How a $500,000 green card started fueling Chicago hotel developments

How a $500,000 green card started fueling Chicago hotel developments

Scott Greenberg

To raise money for his next downtown hotel project, Scott Greenberg has immersed himself in the minutiae of the U.S. immigration process, racked up long hours on international flights and learned how to say hello in Vietnamese.

Greenberg has traveled to Buenos Aires, Beijing and even Ho Chi Minh City in search of an increasingly popular source of money for Chicago hotel developers: wealthy overseas investors. He is financing a 195-room Streeterville hotel project through the nation's EB-5 visa program, which allows foreigners to become U.S. residents if they invest in qualified business ventures.

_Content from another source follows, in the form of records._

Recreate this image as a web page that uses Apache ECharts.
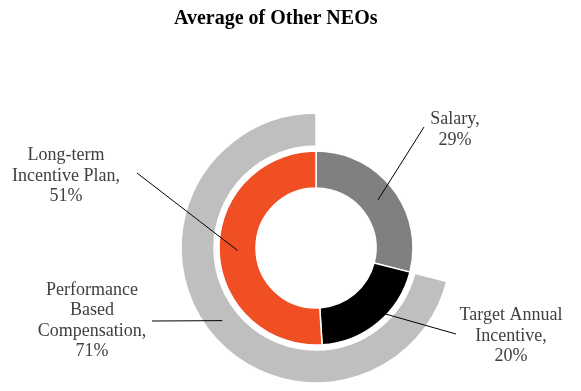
<!DOCTYPE html>
<html><head><meta charset="utf-8">
<script src="https://cdn.jsdelivr.net/npm/echarts@6/dist/echarts.min.js"></script>
<style>html,body{margin:0;padding:0;background:#fff}#c{width:581px;height:391px}</style>
</head><body><div id="c"></div>
<script>
const chartTitle = 'Average of Other NEOs';
const innerNames = ['Salary', 'Target Annual Incentive', 'Long-term Incentive Plan'];
const innerLabels = ['Salary', 'Target Annual\nIncentive', 'Long-term\nIncentive Plan'];
const innerValues = [29, 20, 51];
const outerNames = ['Salary', 'Performance Based Compensation'];
const outerLabels = ['', 'Performance\nBased\nCompensation'];
const outerValues = [29, 71];

const innerColors = ['#808080', '#000000', '#F04E23'];
const outerColors = ['rgba(0,0,0,0)', '#BFBFBF'];
const CX = 316, CY = 248;
const R_IN = [60, 97], R_OUT = [102, 135];
const innerLabelPos = [{x:455, y:130, end:[424,127]}, {x:511, y:336, end:[456,334]}, {x:66, y:176, end:[137,173]}];
const outerLabelPos = [null, {x:92, y:321, end:[152,321]}];

function midPoint(values, i, r) {
  const total = values.reduce((a, b) => a + b, 0);
  let before = 0;
  for (let k = 0; k < i; k++) before += values[k];
  const ang = (before + values[i] / 2) / total * 2 * Math.PI;
  return [CX + r * Math.sin(ang), CY - r * Math.cos(ang)];
}

const labelStyle = {
  fontFamily: 'Liberation Serif', fontSize: 18, lineHeight: 20.5, color: '#404040'
};
const clear = 'rgba(0,0,0,0)';

function ringSeries(values, names, colors, radius, z, withLabels, labels, pos) {
  return {
    type: 'pie', z: z, center: [CX, CY], radius: radius, silent: true, clockwise: true, startAngle: 90,
    itemStyle: withLabels ? {color: clear} : {borderColor: '#fff', borderWidth: 1.5},
    data: values.map((v, i) => ({
      value: v, name: names[i],
      itemStyle: {color: withLabels ? clear : colors[i], borderColor: withLabels ? clear : (colors[i] === clear ? clear : '#fff')},
      label: {show: withLabels && !!labels[i]},
      labelLine: {show: withLabels && !!labels[i]}
    })),
    label: Object.assign({show: withLabels, position: 'outside', formatter: p => labels[p.dataIndex] + ',\n' + p.value + '%', align: 'center'}, labelStyle),
    labelLine: {show: withLabels, lineStyle: {color: '#000', width: 1}},
    labelLayout: withLabels ? function (params) {
      const p = pos[params.dataIndex];
      if (!p) return {};
      return {x: p.x, y: p.y, align: 'center', verticalAlign: 'middle',
        labelLinePoints: [midPoint(values, params.dataIndex, (radius[0] + radius[1]) / 2), p.end]};
    } : undefined
  };
}

const chart = echarts.init(document.getElementById('c'), null, {renderer: 'canvas'});
chart.setOption({
  animation: false,
  backgroundColor: '#fff',
  title: {
    text: chartTitle, left: 169, top: 4,
    textStyle: {fontFamily: 'Liberation Serif', fontSize: 20, fontWeight: 'bold', color: '#000'}
  },
  series: [
    ringSeries(outerValues, outerNames, outerColors, R_OUT, 2, false, outerLabels, outerLabelPos),
    ringSeries(innerValues, innerNames, innerColors, R_IN, 3, false, innerLabels, innerLabelPos),
    ringSeries(outerValues, outerNames, outerColors, R_OUT, 10, true, outerLabels, outerLabelPos),
    ringSeries(innerValues, innerNames, innerColors, R_IN, 11, true, innerLabels, innerLabelPos)
  ]
});
</script></body></html>
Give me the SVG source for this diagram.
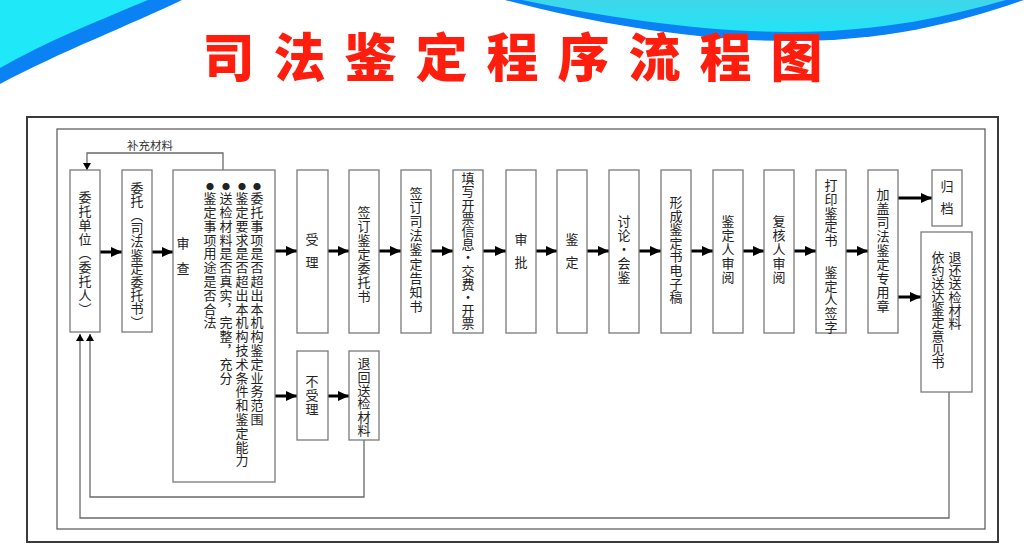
<svg xmlns="http://www.w3.org/2000/svg" width="1024" height="555" viewBox="0 0 1024 555">
<defs>
<style>
.box{fill:#fff;stroke:#7a7a7a;stroke-width:1.3}
.v{writing-mode:vertical-rl;text-orientation:upright;font-family:"Noto Sans CJK SC","Noto Sans CJK JP",sans-serif;font-size:13px;fill:#222;text-anchor:middle}
.vs{text-anchor:start}
.bul{font-size:8px}
.thick{stroke:#000;stroke-width:3;fill:none}
.thin{stroke:#6a6a6a;stroke-width:1.3;fill:none}
.lbl{font-family:"Noto Sans CJK SC",sans-serif;font-size:11.5px;fill:#333;text-anchor:middle}
</style>
<marker id="ah" markerUnits="userSpaceOnUse" markerWidth="12" markerHeight="10" refX="11" refY="5" orient="auto"><path d="M0,0 L11,5 L0,10 Z" fill="#000"/></marker>
<marker id="as" markerUnits="userSpaceOnUse" markerWidth="8" markerHeight="8" refX="7" refY="4" orient="auto"><path d="M0,0 L7,4 L0,8 Z" fill="#000"/></marker>
<linearGradient id="cy" x1="0" y1="0" x2="0" y2="1"><stop offset="0" stop-color="#3fd6ea"/><stop offset="1" stop-color="#22e4f6"/></linearGradient>
</defs>
<rect width="1024" height="555" fill="#fff"/>
<g id="background">
<path d="M0,0 L182,0 C130,25 60,52 0,84 Z" fill="#0a82f3"/>
<path d="M0,0 L148,0 C100,20 45,42 0,68 Z" fill="#1fe8f8"/>
<path d="M505,0 C600,25 700,41 790,41 C890,41 960,22 1024,0 Z" fill="#0a82f3"/>
<path d="M522,0 C610,18 705,32 790,32 C885,32 952,15 1006,0 Z" fill="url(#cy)"/>
</g>
<text id="title" x="522" y="77" font-family="'Noto Sans CJK SC',sans-serif" font-size="52" font-weight="900" fill="#ff1e0e" text-anchor="middle" letter-spacing="19">司法鉴定程序流程图</text>
<g id="frames">
<rect x="27" y="117" width="971" height="425" fill="none" stroke="#3a3a3a" stroke-width="2"/>
<rect x="57" y="129" width="928" height="400" fill="none" stroke="#555" stroke-width="1.2"/>
</g>
<g id="connectors">
<line class="thick" x1="100" y1="252" x2="122" y2="252" marker-end="url(#ah)"/>
<line class="thick" x1="152" y1="252" x2="173" y2="252" marker-end="url(#ah)"/>
<line class="thick" x1="275" y1="251" x2="297" y2="251" marker-end="url(#ah)"/>
<line class="thick" x1="328" y1="251" x2="349" y2="251" marker-end="url(#ah)"/>
<line class="thick" x1="379" y1="251" x2="401" y2="251" marker-end="url(#ah)"/>
<line class="thick" x1="431" y1="251" x2="453" y2="251" marker-end="url(#ah)"/>
<line class="thick" x1="483" y1="251" x2="506" y2="251" marker-end="url(#ah)"/>
<line class="thick" x1="536" y1="251" x2="557" y2="251" marker-end="url(#ah)"/>
<line class="thick" x1="587" y1="251" x2="609" y2="251" marker-end="url(#ah)"/>
<line class="thick" x1="639" y1="251" x2="661" y2="251" marker-end="url(#ah)"/>
<line class="thick" x1="691" y1="251" x2="713" y2="251" marker-end="url(#ah)"/>
<line class="thick" x1="743" y1="251" x2="764" y2="251" marker-end="url(#ah)"/>
<line class="thick" x1="794" y1="251" x2="816" y2="251" marker-end="url(#ah)"/>
<line class="thick" x1="846" y1="251" x2="868" y2="251" marker-end="url(#ah)"/>
<line class="thick" x1="898" y1="198" x2="932" y2="198" marker-end="url(#ah)"/>
<line class="thick" x1="898" y1="297" x2="921" y2="297" marker-end="url(#ah)"/>
<line class="thick" x1="275" y1="396" x2="297" y2="396" marker-end="url(#ah)"/>
<line class="thick" x1="328" y1="396" x2="349" y2="396" marker-end="url(#ah)"/>
<polyline class="thin" points="223,170 223,153 87,153 87,170" marker-end="url(#as)"/>
<text class="lbl" x="150" y="150">补充材料</text>
<polyline class="thin" points="364,440 364,497 90,497 90,334" marker-end="url(#as)"/>
<polyline class="thin" points="949,392 949,518 80,518 80,334" marker-end="url(#as)"/>
</g>
<g id="n-weituodanwei"><rect class="box" x="70" y="170" width="30" height="162"/><text class="v" x="85" y="254" letter-spacing="1">委托单位（委托人）</text></g>
<g id="n-weituo"><rect class="box" x="122" y="170" width="30" height="162"/><text class="v" x="137" y="255" letter-spacing="0.4">委托（司法鉴定委托书）</text></g>
<g id="n-shencha"><rect class="box" x="173" y="170" width="102" height="312"/>
<text class="v" x="183" y="262" letter-spacing="12">审查</text>
<text class="v vs" x="257" y="183" letter-spacing="0.8"><tspan class="bul">●</tspan>委托事项是否超出本机构鉴定业务范围</text>
<text class="v vs" x="242" y="183" letter-spacing="0.8"><tspan class="bul">●</tspan>鉴定要求是否超出本机构技术条件和鉴定能力</text>
<text class="v vs" x="226" y="183" letter-spacing="0.8"><tspan class="bul">●</tspan>送检材料是否真实，完整，充分</text>
<text class="v vs" x="210" y="183" letter-spacing="0.8"><tspan class="bul">●</tspan>鉴定事项用途是否合法</text>
</g>
<g id="n-shouli"><rect class="box" x="297" y="170" width="31" height="163"/><text class="v" x="312" y="256" letter-spacing="10">受理</text></g>
<g id="n-qiandingweituo"><rect class="box" x="349" y="170" width="30" height="163"/><text class="v" x="364" y="255" letter-spacing="1">签订鉴定委托书</text></g>
<g id="n-gaozhi"><rect class="box" x="401" y="170" width="30" height="163"/><text class="v" x="416" y="250" letter-spacing="1.2">签订司法鉴定告知书</text></g>
<g id="n-kaipiao"><rect class="box" x="453" y="170" width="30" height="163"/><text class="v" x="468" y="251" letter-spacing="0.2">填写开票信息·交费·开票</text></g>
<g id="n-shenpi"><rect class="box" x="506" y="170" width="30" height="163"/><text class="v" x="521" y="256" letter-spacing="10">审批</text></g>
<g id="n-jianding"><rect class="box" x="557" y="170" width="30" height="163"/><text class="v" x="572" y="256" letter-spacing="10">鉴定</text></g>
<g id="n-taolun"><rect class="box" x="609" y="170" width="30" height="163"/><text class="v" x="624" y="250" letter-spacing="1">讨论·会鉴</text></g>
<g id="n-dianzigao"><rect class="box" x="661" y="170" width="30" height="163"/><text class="v" x="676" y="250" letter-spacing="0.6">形成鉴定书电子稿</text></g>
<g id="n-jiandingren"><rect class="box" x="713" y="170" width="30" height="163"/><text class="v" x="728" y="250" letter-spacing="1">鉴定人审阅</text></g>
<g id="n-fuheren"><rect class="box" x="764" y="170" width="30" height="163"/><text class="v" x="779" y="250" letter-spacing="1">复核人审阅</text></g>
<g id="n-dayin"><rect class="box" x="816" y="170" width="30" height="163"/><text class="v vs" x="831" letter-spacing="0.8"><tspan y="178.5">打印鉴定书</tspan><tspan y="251.5"> 鉴定人签字</tspan></text></g>
<g id="n-gaizhang"><rect class="box" x="868" y="170" width="30" height="163"/><text class="v" x="883" y="251" letter-spacing="1">加盖司法鉴定专用章</text></g>
<g id="n-guidang"><rect class="box" x="932" y="170" width="30" height="56"/><text class="v" x="947" y="202" letter-spacing="9">归档</text></g>
<g id="n-songda"><rect class="box" x="921" y="232" width="51" height="160"/><text class="v vs" x="955" y="250.5" letter-spacing="0.2">退还送检材料</text><text class="v vs" x="938" y="250.5" letter-spacing="0.1">依约送达鉴定意见书</text></g>
<g id="n-bushouli"><rect class="box" x="297" y="351" width="31" height="89"/><text class="v" x="312" y="396" letter-spacing="1">不受理</text></g>
<g id="n-tuihui"><rect class="box" x="349" y="351" width="30" height="89"/><text class="v" x="364" y="397" letter-spacing="0.4">退回送检材料</text></g>
</svg>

“Money is coming in from all over the world,” says Greenberg, president of ECD, a Lincolnshire developer. But it has taken him two years to understand how EB-5 works.

The EB-5 program, which has been around since 1990, took off in other cities after the real estate bust, as developers struggled to raise money stateside. But it was slow to catch on here, hindered in part by a scandal over a major hotel project near O'Hare International Airport.

Now it's hard to find a Chicago hotel developer that isn't exploring the program. EB-5 investors helped finance the Godfrey Hotel in River North, which opened last year, and the builders of the 93-story Wanda Vista tower along the Chicago River may raise more than $100 million in EB-5 money. In Rockford, a venture including a unit of Warren Buffett's Berkshire Hathaway is using EB-5 financing to convert an office building into a hotel and convention center.

Another group is using it to finance assisted-living facilities in Elgin, Wood Dale and Aurora.

Under the EB-5 program, foreigners can receive a green card that grants them permanent U.S. residency if they invest at least $500,000 in a U.S. business or project and can show that the investment created or preserved at least 10 jobs here. Chinese investors dominate, accounting for about 85 percent of all visas granted through it last year. The U.S. government issues up to 10,000 visas annually through the program, which is so popular that all the visas for the fiscal year ending Sept. 30 were gone by May.

Chicago-area developers have embraced EB-5 financing just as it comes under increased scrutiny from Congress. In February, a Congressional commission published a report raising concerns about potential fraud and lax regulation in the program.

The legislation authorizing the program expires Sept. 30, and some lawmakers are pushing for reforms in bills that would renew it. Changes could make it harder for developers to raise money from EB-5 investors. Greenberg expects Congress to raise the minimum investment to $800,000 from $500,000.

“Chicago is late to the party, and the party is changing,” he says.

One reason Chicago is late to the party: an unbuilt three-tower, 995-room hotel and convention center development near O'Hare. In 2013, the Securities and Exchange Commission sued the project's developer, Anshoo Sethi, accusing him of scamming more than 250 EB-5 investors, most of them from China.

Sethi paid the investors $147 million under a settlement last year but was hit with a federal grand jury indictment last August. The case is pending; Sethi's attorney did not return phone calls.

Many prospective investors in China shunned Chicago-area projects after hearing about the scandal. Some Chinese fundraising agents still refuse to participate in deals here, says attorney Ronald Fieldstone, a partner in the Miami office of Chicago-based Arnstein & Lehr. “Chicago got tainted because of that case,” he says.

Another obstacle: Many investors are not as familiar with Chicago as they are with New York, Los Angeles and San Francisco. “Chicago is a global city, but the perception around the world is that it's not,” Greenberg says. “The first thing I talk about is not my project but why Chicago is a good place to invest.”